- Excerpted records -

────────────────────

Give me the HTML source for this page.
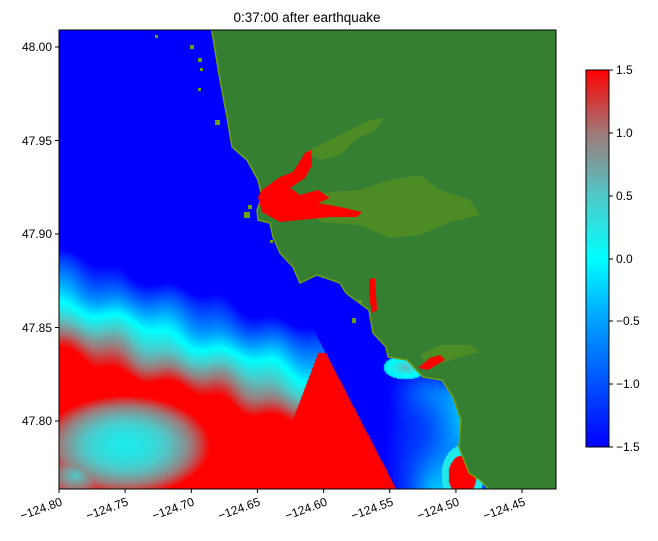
<!DOCTYPE html>
<html><head><meta charset="utf-8"><style>
body{margin:0;width:658px;height:541px;background:#fff;position:relative;overflow:hidden;font-family:"Liberation Sans",sans-serif;}
#c{position:absolute;left:59px;top:30px;}
svg{position:absolute;left:0;top:0;}
</style></head><body>
<canvas id="c" width="497" height="459"></canvas>
<svg width="658" height="541" viewBox="0 0 658 541">
<defs>
<linearGradient id="cb" x1="0" y1="1" x2="0" y2="0">
<stop offset="0" stop-color="rgb(0,0,255)"/>
<stop offset="0.1667" stop-color="rgb(0,80,255)"/>
<stop offset="0.3333" stop-color="rgb(0,160,255)"/>
<stop offset="0.5" stop-color="rgb(0,255,255)"/>
<stop offset="0.6667" stop-color="rgb(80,200,200)"/>
<stop offset="0.8333" stop-color="rgb(160,120,120)"/>
<stop offset="1" stop-color="rgb(255,0,0)"/>
</linearGradient>
<clipPath id="pa"><rect x="59" y="30" width="497" height="459"/></clipPath>
</defs>
<g clip-path="url(#pa)">
<polygon fill="#357f33" stroke="#6f9e12" stroke-width="1.5" points="212,28 560,28 560,492 492,492 480,480 469,473 459,447 461,420 453,397 442,380 423,377 407,360 388,357 386,347 373,333 369,310 346,293 340,283 317,275 300,283 293,267 280,253 273,237 270,223 258,220 257,210 262,197 258,180 247,160 232,147 227,117 220,80 212,32"/>
<g fill="#6a9c15" opacity="0.45">
<polygon points="300,200 330,192 360,190 390,180 420,175 440,190 470,200 480,215 450,222 420,235 390,238 360,225 320,222"/>
<polygon points="305,152 330,140 350,130 370,120 385,118 375,130 355,140 340,155 320,160"/>
<polygon points="420,355 440,345 470,345 480,352 450,360 430,368"/>
</g>
<g fill="#ff0000">
<polygon points="258,197 262,212 280,222 300,220 330,217 357,217 362,212 340,207 318,203 330,198 318,190 300,195 290,188 305,178 312,165 311,150 305,153 293,172 280,177 262,190"/>
<polygon points="369,279 375,278 377,310 372,313 369,296"/>
<polygon points="418,368 430,358 440,355 445,360 428,370"/>
</g>
<g fill="#6f9e12">
<rect x="244" y="212" width="6" height="6"/><rect x="248" y="205" width="4" height="4"/>
<rect x="190" y="45" width="4" height="4"/><rect x="198" y="58" width="4" height="4"/><rect x="200" y="68" width="3" height="3"/>
<rect x="198" y="88" width="3" height="3"/><rect x="215" y="120" width="5" height="5"/><rect x="155" y="35" width="3" height="3"/>
<rect x="352" y="318" width="4" height="5"/><rect x="359" y="300" width="3" height="3"/><rect x="270" y="240" width="3" height="3"/>
</g>
</g>
<rect x="59" y="30" width="497" height="459" fill="none" stroke="#000" stroke-width="1"/>
<g stroke="#000" stroke-width="1">
<line x1="59" y1="489" x2="59" y2="493"/><line x1="125.1" y1="489" x2="125.1" y2="493"/><line x1="191.3" y1="489" x2="191.3" y2="493"/><line x1="257.4" y1="489" x2="257.4" y2="493"/><line x1="323.6" y1="489" x2="323.6" y2="493"/><line x1="389.7" y1="489" x2="389.7" y2="493"/><line x1="455.9" y1="489" x2="455.9" y2="493"/><line x1="522" y1="489" x2="522" y2="493"/>
<line x1="55" y1="47" x2="59" y2="47"/><line x1="55" y1="140.5" x2="59" y2="140.5"/><line x1="55" y1="234" x2="59" y2="234"/><line x1="55" y1="327.5" x2="59" y2="327.5"/><line x1="55" y1="421" x2="59" y2="421"/>
</g>
<g font-size="12" fill="#000" text-anchor="end">
<text x="52" y="51">48.00</text><text x="52" y="145">47.95</text><text x="52" y="238">47.90</text><text x="52" y="332">47.85</text><text x="52" y="425">47.80</text>
</g>
<g font-size="12" fill="#000" text-anchor="end">
<text transform="translate(63,505) rotate(-20)">−124.80</text>
<text transform="translate(129,505) rotate(-20)">−124.75</text>
<text transform="translate(195,505) rotate(-20)">−124.70</text>
<text transform="translate(261,505) rotate(-20)">−124.65</text>
<text transform="translate(328,505) rotate(-20)">−124.60</text>
<text transform="translate(394,505) rotate(-20)">−124.55</text>
<text transform="translate(460,505) rotate(-20)">−124.50</text>
<text transform="translate(526,505) rotate(-20)">−124.45</text>
</g>
<text x="307" y="22" font-size="13.5" text-anchor="middle">0:37:00 after earthquake</text>
<rect x="586" y="70" width="23" height="377" fill="url(#cb)" stroke="#000" stroke-width="1"/>
<g stroke="#000"><line x1="609" y1="70" x2="613" y2="70"/><line x1="609" y1="133" x2="613" y2="133"/><line x1="609" y1="196" x2="613" y2="196"/><line x1="609" y1="259" x2="613" y2="259"/><line x1="609" y1="321" x2="613" y2="321"/><line x1="609" y1="384" x2="613" y2="384"/><line x1="609" y1="447" x2="613" y2="447"/></g>
<g font-size="12"><text x="616" y="74">1.5</text><text x="616" y="137">1.0</text><text x="616" y="200">0.5</text><text x="616" y="263">0.0</text><text x="616" y="325">−0.5</text><text x="616" y="388">−1.0</text><text x="616" y="451">−1.5</text></g>
</svg>
<script>
(function(){
var c=document.getElementById('c'),ctx=c.getContext('2d'),W=497,H=459;
var img=ctx.createImageData(W,H),d=img.data;
var st=[[-1.5,0,0,255],[-1,0,80,255],[-0.5,0,160,255],[0,0,255,255],[0.5,80,200,200],[1,160,120,120],[1.5,255,0,0]];
function cm(v){if(v<=-1.5)return st[0].slice(1);if(v>=1.5)return st[6].slice(1);
for(var i=0;i<6;i++){if(v<=st[i+1][0]){var t=(v-st[i][0])/0.5;return [st[i][1]+t*(st[i+1][1]-st[i][1]),st[i][2]+t*(st[i+1][2]-st[i][2]),st[i][3]+t*(st[i+1][3]-st[i][3])];}}}
function ss(a,b,t){t=(t-a)/(b-a);t=t<0?0:t>1?1:t;return t*t*(3-2*t);}
for(var j=0;j<H;j++)for(var i=0;i<W;i++){
var x=i+59,y=j+30,v=-1.5;
var lx=325+(y-352)*(71/137);
if(y>225 && x<lx){
var tp=252+0.3*(x-59);
var dd=y-tp+4*Math.sin(x*0.12)+3*Math.sin(y*0.07+x*0.03);
if(dd<0)v=-1.5;else if(dd<50)v=-1.5+1.5*dd/50;else if(dd<100)v=1.5*(dd-50)/50;else v=1.5;
var lb=318-(y-352)*0.38;
if(x>lb&&y>352)v=Math.max(v,1.5*ss(lb-25,lb,x));
var r=Math.hypot((x-125)/85,(y-445)/50);if(r<1)v=Math.min(v,0.2+1.3*r*r);
var r2=Math.hypot((x-75)/35,(y-475)/25);if(r2<1)v=Math.min(v,0.5+r2);
} else if(x>=lx && y>340){
var k=(Math.sin(x*0.07+y*0.03)+Math.sin(y*0.05-x*0.04))*0.2;
var f=ss(380,440,x)*ss(360,400,y);
v=-1.5+f*(0.9+k);
var g=Math.hypot((x-405)/22,(y-367)/12);if(g<1)v=Math.max(v,0.6-0.8*g);
var rr=Math.hypot((x-462)/14,(y-475)/20);if(rr<1)v=1.5;else if(rr<1.5)v=Math.max(v,0.2);
}
var col=cm(v),p=(j*W+i)*4;d[p]=col[0];d[p+1]=col[1];d[p+2]=col[2];d[p+3]=255;}
ctx.putImageData(img,0,0);
})();
</script>
</body></html>
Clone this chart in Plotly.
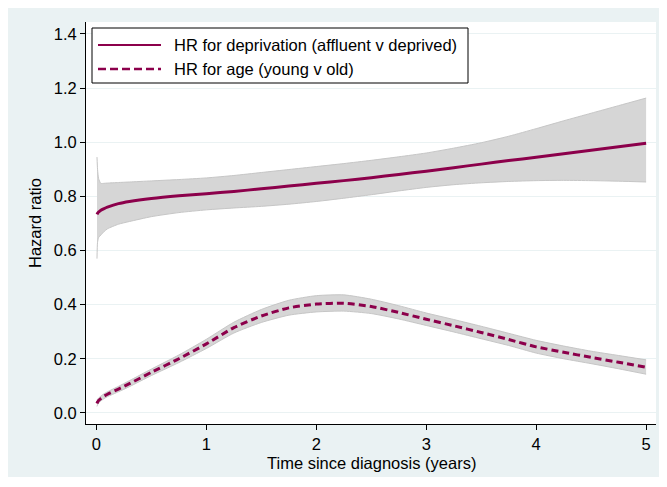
import plotly.graph_objects as go

# ---------------- data ----------------
t = [0.005, 0.01, 0.02, 0.04, 0.07, 0.1, 0.2, 0.3, 0.5, 0.75, 1.0, 1.25, 1.5,
     1.75, 2.0, 2.25, 2.5, 2.75, 3.0, 3.25, 3.5, 3.75, 4.0, 4.25, 4.5, 4.75, 5.0]

hr_dep = [0.733, 0.737, 0.742, 0.749, 0.755, 0.760, 0.773, 0.781, 0.792, 0.802,
          0.810, 0.818, 0.828, 0.838, 0.848, 0.858, 0.869, 0.881, 0.893, 0.906,
          0.919, 0.932, 0.944, 0.957, 0.970, 0.983, 0.996]
hr_dep_hi = [0.945, 0.900, 0.865, 0.848, 0.848, 0.849, 0.851, 0.853, 0.857, 0.862,
             0.868, 0.877, 0.888, 0.899, 0.910, 0.921, 0.933, 0.946, 0.960, 0.978,
             0.998, 1.022, 1.050, 1.079, 1.107, 1.135, 1.163]
hr_dep_lo = [0.570, 0.630, 0.648, 0.657, 0.670, 0.680, 0.697, 0.707, 0.725, 0.740,
             0.750, 0.757, 0.763, 0.771, 0.781, 0.793, 0.806, 0.820, 0.833, 0.843,
             0.850, 0.855, 0.858, 0.859, 0.858, 0.856, 0.853]

hr_age = [0.035, 0.040, 0.046, 0.053, 0.062, 0.069, 0.088, 0.108, 0.150, 0.200,
          0.255, 0.315, 0.358, 0.388, 0.402, 0.405, 0.393, 0.371, 0.346, 0.322,
          0.297, 0.271, 0.244, 0.224, 0.205, 0.187, 0.169]
hr_age_hi = [0.048, 0.050, 0.055, 0.062, 0.071, 0.078, 0.098, 0.119, 0.162, 0.214,
             0.272, 0.335, 0.382, 0.416, 0.433, 0.436, 0.420, 0.396, 0.369, 0.345,
             0.320, 0.294, 0.268, 0.247, 0.228, 0.212, 0.196]
hr_age_lo = [0.024, 0.030, 0.037, 0.044, 0.053, 0.060, 0.078, 0.097, 0.138, 0.186,
             0.238, 0.295, 0.334, 0.361, 0.373, 0.376, 0.367, 0.347, 0.323, 0.299,
             0.274, 0.249, 0.221, 0.200, 0.182, 0.163, 0.143]

x_ticks = [0, 1, 2, 3, 4, 5]
y_ticks = [0.0, 0.2, 0.4, 0.6, 0.8, 1.0, 1.2, 1.4]
legend_labels = ["HR for deprivation (affluent v deprived)", "HR for age (young v old)"]
x_title = "Time since diagnosis (years)"
y_title = "Hazard ratio"

# ---------------- styling ----------------
OFF = 8                                  # page body margin
W, H = 659, 469                          # figure size
L, R, T, B = 78, 648, 14, 416            # plot area in figure pixels
LINE = "rgb(140,0,75)"
BAND = "#D6D6D6"
BAND_EDGE = "#C6C6C6"
BG = "#EAF2F3"
FONT = "Liberation Sans, Arial, sans-serif"
FS = 16.5
SM = 0.6


def px(xp):   # page pixel -> paper x
    return (xp - OFF - L) / (R - L)


def py(yp):   # page pixel -> paper y
    return (B - (yp - OFF)) / (B - T)


fig = go.Figure()

for lo, hi in [(hr_dep_lo, hr_dep_hi), (hr_age_lo, hr_age_hi)]:
    fig.add_trace(go.Scatter(
        x=t, y=lo, mode="lines",
        line=dict(color=BAND_EDGE, width=1, shape="spline", smoothing=SM),
        hoverinfo="skip", showlegend=False))
    fig.add_trace(go.Scatter(
        x=t, y=hi, mode="lines", fill="tonexty", fillcolor=BAND,
        line=dict(color=BAND_EDGE, width=1, shape="spline", smoothing=SM),
        hoverinfo="skip", showlegend=False))

fig.add_trace(go.Scatter(x=t, y=hr_dep, mode="lines", name=legend_labels[0],
                         line=dict(color=LINE, width=3, shape="spline", smoothing=SM),
                         showlegend=False))
fig.add_trace(go.Scatter(x=t, y=hr_age, mode="lines", name=legend_labels[1],
                         line=dict(color=LINE, width=3, dash="7px,4px",
                                   shape="spline", smoothing=SM),
                         showlegend=False))

shapes = [
    # legend box
    dict(type="rect", xref="paper", yref="paper", x0=px(92), x1=px(468), y0=py(83), y1=py(28),
         fillcolor="white", line=dict(color="black", width=1)),
    dict(type="line", xref="paper", yref="paper", x0=px(98), x1=px(161), y0=py(45), y1=py(45),
         line=dict(color=LINE, width=2)),
    dict(type="line", xref="paper", yref="paper", x0=px(98), x1=px(161), y0=py(69), y1=py(69),
         line=dict(color=LINE, width=2.5, dash="8px,4px")),
]

annotations = [
    dict(xref="paper", yref="paper", x=px(172), y=py(45), text=legend_labels[0],
         showarrow=False, xanchor="left", yanchor="middle",
         font=dict(family=FONT, size=FS, color="black")),
    dict(xref="paper", yref="paper", x=px(172), y=py(69), text=legend_labels[1],
         showarrow=False, xanchor="left", yanchor="middle",
         font=dict(family=FONT, size=FS, color="black")),
    dict(xref="paper", yref="paper", x=px(371), y=py(463), text=x_title,
         showarrow=False, xanchor="center", yanchor="middle",
         font=dict(family=FONT, size=FS, color="black")),
    dict(xref="paper", yref="paper", x=px(35), y=py(223), text=y_title, textangle=-90,
         showarrow=False, xanchor="center", yanchor="middle",
         font=dict(family=FONT, size=FS, color="black")),
]

fig.update_layout(
    width=W, height=H,
    margin=dict(l=L, r=W - R, t=T, b=H - B, pad=0),
    paper_bgcolor=BG, plot_bgcolor="white",
    font=dict(family=FONT, size=FS, color="black"),
    showlegend=False,
    shapes=shapes, annotations=annotations,
    xaxis=dict(range=[-0.095, 5.09], tickvals=x_ticks, ticks="outside", ticklen=5,
               tickcolor="black", showline=True, linecolor="black", linewidth=1,
               showgrid=False, zeroline=False, mirror=False,
               tickfont=dict(family=FONT, size=FS, color="black")),
    yaxis=dict(range=[-0.041, 1.444], tickvals=y_ticks, tickformat=".1f",
               ticks="outside", ticklen=5, tickcolor="black", showline=True,
               linecolor="black", linewidth=1, showgrid=True, gridcolor=BG,
               gridwidth=1, zeroline=False, mirror=False,
               tickfont=dict(family=FONT, size=FS, color="black")),
)

fig.write_html("out.html")
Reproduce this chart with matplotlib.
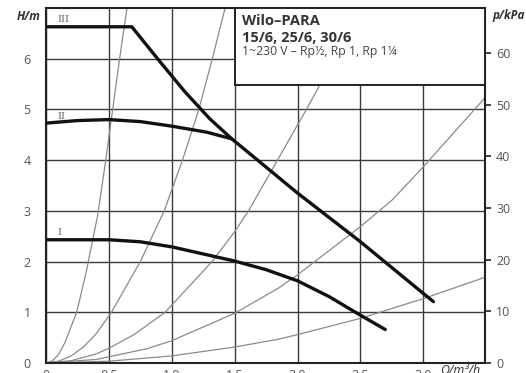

────────────────────

- What is required -
Everything above from the line with "Clone this chart in Plotly." through the line with "0.850, 0.855, 0.858, 0.859, 0.858, 0.856, 0.853]" should be retyped exactly, and nothing else; omit pictures.

- Answer to the problem -
Clone this chart in Plotly.
import plotly.graph_objects as go

# ---------------- data ----------------
t = [0.005, 0.01, 0.02, 0.04, 0.07, 0.1, 0.2, 0.3, 0.5, 0.75, 1.0, 1.25, 1.5,
     1.75, 2.0, 2.25, 2.5, 2.75, 3.0, 3.25, 3.5, 3.75, 4.0, 4.25, 4.5, 4.75, 5.0]

hr_dep = [0.733, 0.737, 0.742, 0.749, 0.755, 0.760, 0.773, 0.781, 0.792, 0.802,
          0.810, 0.818, 0.828, 0.838, 0.848, 0.858, 0.869, 0.881, 0.893, 0.906,
          0.919, 0.932, 0.944, 0.957, 0.970, 0.983, 0.996]
hr_dep_hi = [0.945, 0.900, 0.865, 0.848, 0.848, 0.849, 0.851, 0.853, 0.857, 0.862,
             0.868, 0.877, 0.888, 0.899, 0.910, 0.921, 0.933, 0.946, 0.960, 0.978,
             0.998, 1.022, 1.050, 1.079, 1.107, 1.135, 1.163]
hr_dep_lo = [0.570, 0.630, 0.648, 0.657, 0.670, 0.680, 0.697, 0.707, 0.725, 0.740,
             0.750, 0.757, 0.763, 0.771, 0.781, 0.793, 0.806, 0.820, 0.833, 0.843,
             0.850, 0.855, 0.858, 0.859, 0.858, 0.856, 0.853]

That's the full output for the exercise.